Goldman: Whether you’re the first franchisee in a system or the 1000th, there is always risk in franchising. There are no guarantees and it is important to put yourself in a position to succeed and — perhaps more importantly, if you’re not going to be successful — to be protected against the potential downside of franchising.
I can say from experience, having represented hundreds of franchisees, that understanding what you’re buying from the outset and protecting yourself appropriately through the use of a respected franchise attorney, is a must.
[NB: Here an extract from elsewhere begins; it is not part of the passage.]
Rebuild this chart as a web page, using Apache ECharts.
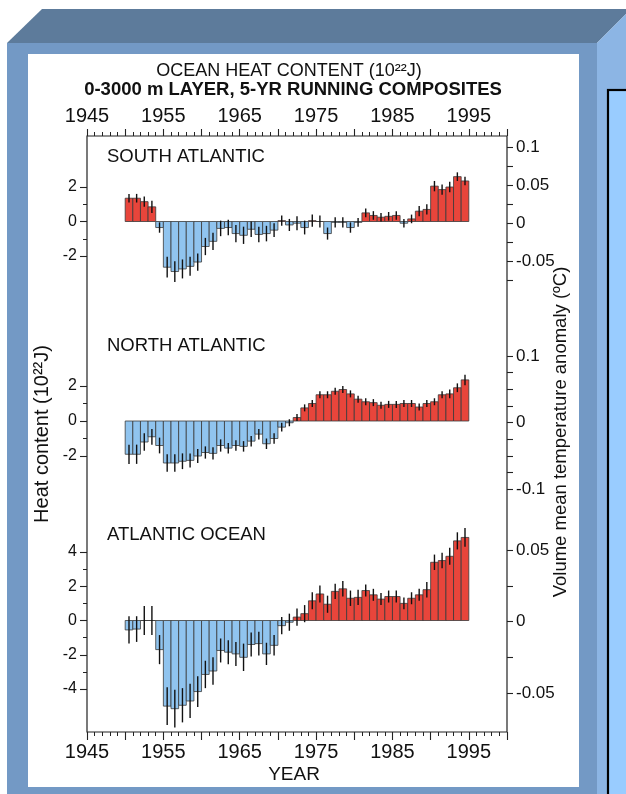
<!DOCTYPE html>
<html>
<head>
<meta charset="utf-8">
<script src="https://cdn.jsdelivr.net/npm/echarts@6/dist/echarts.min.js"></script>
<style>
  html, body { margin: 0; padding: 0; background: #fff; }
  #wrap { position: relative; width: 626px; height: 794px; overflow: hidden; }
  #bg, #chart { position: absolute; left: 0; top: 0; width: 626px; height: 794px; }
</style>
</head>
<body>
<div id="wrap">
  <svg id="bg" width="626" height="794" xmlns="http://www.w3.org/2000/svg">
    <rect x="0" y="0" width="626" height="794" fill="#ffffff"/>
    <polygon points="7,43 42,9 626,9 626,14 597,43" fill="#5d7b9b"/>
    <rect x="7" y="43" width="590" height="751" fill="#7399c5"/>
    <polygon points="597,43 626,14 626,794 597,794" fill="#8cb5e4"/>
    <rect x="28" y="54" width="551" height="733" fill="#ffffff"/>
    <rect x="608" y="90" width="30" height="720" fill="#99ccff" stroke="#000" stroke-width="2.2"/>
  </svg>
  <div id="chart"></div>
</div>
<script>
// ---- data (heat content anomaly, 10^22 J, 5-yr running composites) ----
const years = [1950,1951,1952,1953,1954,1955,1956,1957,1958,1959,
               1960,1961,1962,1963,1964,1965,1966,1967,1968,1969,
               1970,1971,1972,1973,1974,1975,1976,1977,1978,1979,
               1980,1981,1982,1983,1984,1985,1986,1987,1988,1989,
               1990,1991,1992,1993,1994];
const southAtlantic = [1.35,1.35,1.15,0.85,-0.35,-2.65,-2.9,-2.75,-2.6,-2.35,
                       -1.45,-1.15,-0.4,-0.35,-0.7,-0.8,-0.45,-0.75,-0.7,-0.5,
                       0.05,-0.2,-0.1,-0.35,0.05,0,-0.7,-0.05,-0.05,-0.35,
                       -0.05,0.5,0.35,0.25,0.3,0.35,-0.1,0.15,0.6,0.7,
                       2.05,1.85,2.0,2.6,2.35];
const southAtlanticErr = [0.25,0.25,0.3,0.35,0.3,0.6,0.6,0.55,0.55,0.5,
                          0.5,0.5,0.45,0.45,0.5,0.5,0.45,0.45,0.45,0.4,
                          0.3,0.35,0.4,0.4,0.35,0.35,0.35,0.3,0.3,0.3,
                          0.25,0.25,0.25,0.25,0.25,0.25,0.25,0.25,0.3,0.3,
                          0.3,0.3,0.3,0.25,0.25];
const northAtlantic = [-1.9,-1.9,-1.2,-0.9,-1.4,-2.4,-2.4,-2.3,-2.25,-2.0,
                       -1.8,-1.85,-1.4,-1.55,-1.4,-1.45,-1.15,-0.75,-1.3,-1.0,
                       -0.35,-0.1,0.2,0.75,1.0,1.5,1.5,1.7,1.8,1.55,
                       1.25,1.1,1.05,0.9,0.95,0.95,1.0,1.0,0.8,1.0,
                       1.1,1.5,1.55,1.9,2.35];
const northAtlanticErr = [0.55,0.55,0.5,0.45,0.45,0.5,0.5,0.45,0.4,0.4,
                          0.35,0.35,0.35,0.3,0.3,0.3,0.3,0.3,0.3,0.3,
                          0.25,0.2,0.2,0.2,0.2,0.2,0.2,0.2,0.2,0.2,
                          0.2,0.2,0.2,0.2,0.2,0.2,0.2,0.2,0.2,0.2,
                          0.2,0.2,0.25,0.25,0.3];
const atlanticOcean = [-0.55,-0.5,0,0,-1.7,-5.0,-5.15,-4.95,-4.7,-4.15,
                       -3.15,-2.95,-1.75,-1.85,-1.95,-2.15,-1.4,-1.35,-1.95,-1.45,
                       -0.3,-0.1,0.2,0.4,1.15,1.55,0.95,1.7,1.85,1.3,
                       1.35,1.75,1.5,1.25,1.4,1.4,1.0,1.3,1.5,1.8,
                       3.4,3.5,3.75,4.65,4.85];
const atlanticOceanErr = [0.8,0.75,0.85,0.85,0.85,1.1,1.1,1.0,1.0,0.9,
                          0.8,0.8,0.7,0.7,0.7,0.8,0.7,0.7,0.65,0.6,
                          0.5,0.5,0.5,0.5,0.5,0.5,0.5,0.45,0.45,0.45,
                          0.45,0.35,0.35,0.35,0.35,0.35,0.35,0.35,0.35,0.45,
                          0.45,0.45,0.5,0.5,0.55];
const panelNames = ['SOUTH ATLANTIC', 'NORTH ATLANTIC', 'ATLANTIC OCEAN'];
const yearTickLabels = [1945, 1955, 1965, 1975, 1985, 1995];

// ---- style ----
const FONT = "'Liberation Sans', Arial, Helvetica, sans-serif";
const RED = '#e8453b';
const BLUE = '#90c4ef';
const INK = '#111';
const PL = 87, PW = 420;   // plot left & width

// panel layouts: left axis (heat content) and right axis (temperature)
const panels = [
  { data: southAtlantic, err: southAtlanticErr,
    left:  { top: 187, height: 69,  min: -2, max: 2, interval: 2 },
    right: { top: 147, height: 133, min: -0.075, max: 0.1, interval: 0.025, labelStep: 0.05 },
    labelY: 157 },
  { data: northAtlantic, err: northAtlanticErr,
    left:  { top: 386, height: 70,  min: -2, max: 2, interval: 2 },
    right: { top: 356, height: 133, min: -0.1, max: 0.1, interval: 0.025, labelStep: 0.1 },
    labelY: 346 },
  { data: atlanticOcean, err: atlanticOceanErr,
    left:  { top: 552, height: 137, min: -4, max: 4, interval: 2 },
    right: { top: 550, height: 143, min: -0.05, max: 0.05, interval: 0.025, labelStep: 0.05 },
    labelY: 535 }
];

const grid = [{ left: PL, top: 136, width: PW, height: 596, show: true,
                borderColor: '#222', borderWidth: 1.2, backgroundColor: 'transparent' }];
const xAxis = [];
const yAxis = [];
const series = [];

function yearFmt(v) { return yearTickLabels.indexOf(Math.round(v)) >= 0 ? String(Math.round(v)) : ''; }
['bottom', 'top'].forEach(function (pos) {
  xAxis.push({
    type: 'value', gridIndex: 0, position: pos, min: 1945, max: 2000, interval: 5,
    axisLine: { show: false },
    axisTick: { show: true, length: pos === 'bottom' ? 8 : 7, lineStyle: { color: '#222', width: 1.1 } },
    minorTick: { show: true, splitNumber: 5, length: 4, lineStyle: { color: '#222', width: 1 } },
    splitLine: { show: false }, minorSplitLine: { show: false },
    axisLabel: { formatter: yearFmt, margin: 10, fontSize: 20, color: INK, fontFamily: FONT,
                 showMinLabel: true, showMaxLabel: true }
  });
});
yAxis.push({ type: 'value', gridIndex: 0, show: false, min: 0, max: 1 });

function renderBar(params, api) {
  const x = api.value(0), v = api.value(1), e = api.value(2);
  const p0 = api.coord([x, 0]);
  const p1 = api.coord([x + 1, v]);
  const a = api.coord([x + 0.5, v + e]);
  const b = api.coord([x + 0.5, v - e]);
  return {
    type: 'group',
    children: [
      { type: 'rect',
        shape: { x: p0[0], y: Math.min(p0[1], p1[1]), width: p1[0] - p0[0], height: Math.abs(p1[1] - p0[1]) },
        style: { fill: v >= 0 ? RED : BLUE, stroke: '#3a3a3a', lineWidth: 0.8 } },
      { type: 'line', shape: { x1: a[0], y1: a[1], x2: b[0], y2: b[1] },
        style: { stroke: INK, lineWidth: 1.4 } }
    ]
  };
}

panels.forEach(function (p, i) {
  // left grid with bars
  const gl = grid.length;
  grid.push({ left: PL, width: PW, top: p.left.top, height: p.left.height });
  xAxis.push({ type: 'value', gridIndex: gl, min: 1945, max: 2000, show: false });
  yAxis.push({
    type: 'value', gridIndex: gl, position: 'left', min: p.left.min, max: p.left.max, interval: p.left.interval,
    axisLine: { show: false },
    axisTick: { show: true, length: 7, lineStyle: { color: '#222', width: 1.1 } },
    minorTick: { show: true, splitNumber: 2, length: 4, lineStyle: { color: '#222', width: 1 } },
    splitLine: { show: false }, minorSplitLine: { show: false },
    axisLabel: { margin: 10, fontSize: 16, color: INK, fontFamily: FONT }
  });
  series.push({
    type: 'custom', name: panelNames[i], xAxisIndex: xAxis.length - 1, yAxisIndex: yAxis.length - 1,
    renderItem: renderBar, clip: false, silent: true,
    data: years.map(function (y, k) { return [y, p.data[k], p.err[k]]; }),
    z: 3
  });
  // right grid (temperature axis)
  const gr = grid.length;
  grid.push({ left: PL, width: PW, top: p.right.top, height: p.right.height });
  xAxis.push({ type: 'value', gridIndex: gr, min: 1945, max: 2000, show: false });
  const step = p.right.labelStep;
  yAxis.push({
    type: 'value', gridIndex: gr, position: 'right', min: p.right.min, max: p.right.max, interval: p.right.interval,
    axisLine: { show: false },
    axisTick: { show: true, length: 6, lineStyle: { color: '#222', width: 1.1 } },
    splitLine: { show: false },
    axisLabel: { margin: 9, fontSize: 17, color: INK, fontFamily: FONT,
      formatter: function (v) {
        const r = Math.round(v * 1000);
        const s = Math.round(step * 1000);
        if (r % s !== 0) return '';
        return String(+(r / 1000).toFixed(3));
      } }
  });
});

const graphic = [
  { type: 'text', x: 289, y: 71, style: { text: 'OCEAN HEAT CONTENT (10\u00B2\u00B2J)', font: '18px ' + FONT,
      fill: INK, textAlign: 'center', textVerticalAlign: 'middle' } },
  { type: 'text', x: 293, y: 90, style: { text: '0-3000 m LAYER, 5-YR RUNNING COMPOSITES', font: 'bold 18.5px ' + FONT,
      fill: INK, textAlign: 'center', textVerticalAlign: 'middle' } },
  { type: 'text', x: 294, y: 775, style: { text: 'YEAR', font: '19px ' + FONT,
      fill: INK, textAlign: 'center', textVerticalAlign: 'middle' } },
  { type: 'text', x: 42, y: 434, rotation: Math.PI / 2, style: { text: 'Heat content (10\u00B2\u00B2J)', font: '20px ' + FONT,
      fill: INK, textAlign: 'center', textVerticalAlign: 'middle' } },
  { type: 'text', x: 561, y: 432, rotation: Math.PI / 2, style: { text: 'Volume mean temperature anomaly (\u00BAC)', font: '18.5px ' + FONT,
      fill: INK, textAlign: 'center', textVerticalAlign: 'middle' } }
];
panels.forEach(function (p, i) {
  graphic.push({ type: 'text', x: 107, y: p.labelY, style: { text: panelNames[i], font: '18.5px ' + FONT,
      fill: INK, textAlign: 'left', textVerticalAlign: 'middle' } });
});

const chart = echarts.init(document.getElementById('chart'), null, { renderer: 'canvas', width: 626, height: 794 });
chart.setOption({
  backgroundColor: 'transparent',
  animation: false,
  grid: grid, xAxis: xAxis, yAxis: yAxis, series: series, graphic: graphic
});
</script>
</body>
</html>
Otherwise, without committing your time and resources pre-purchase, you’re setting yourself and the franchisor up for failure.
1851: What do you see as the biggest or most interesting topic in franchising over the next year and why?
Goldman: One thing that I see in the franchise space, and in the food industry in particular, is people searching for the “next thing.” Sometimes that means that the current thing isn’t the right one and changes are going to need to be made. One concept I hear a lot about is Ghost Kitchens, which, I think are going to be a risky, but interesting, proposition for franchisees. Just as the way people receive and eat their food is changing, a lot of other concepts are going to need modernization to meet today’s consumer’s needs. One issue is going to be who fronts that bill. Most franchisors require the franchisees to carry that burden, but Jersey Mike’s recently announced it is investing $150M into its franchisees’ stores, which I think can start an interesting trend of bringing the franchise system, and its franchisees, into the current design scheme, with the ultimate goal of increasing overall sales, which should help the franchisor and franchisee alike.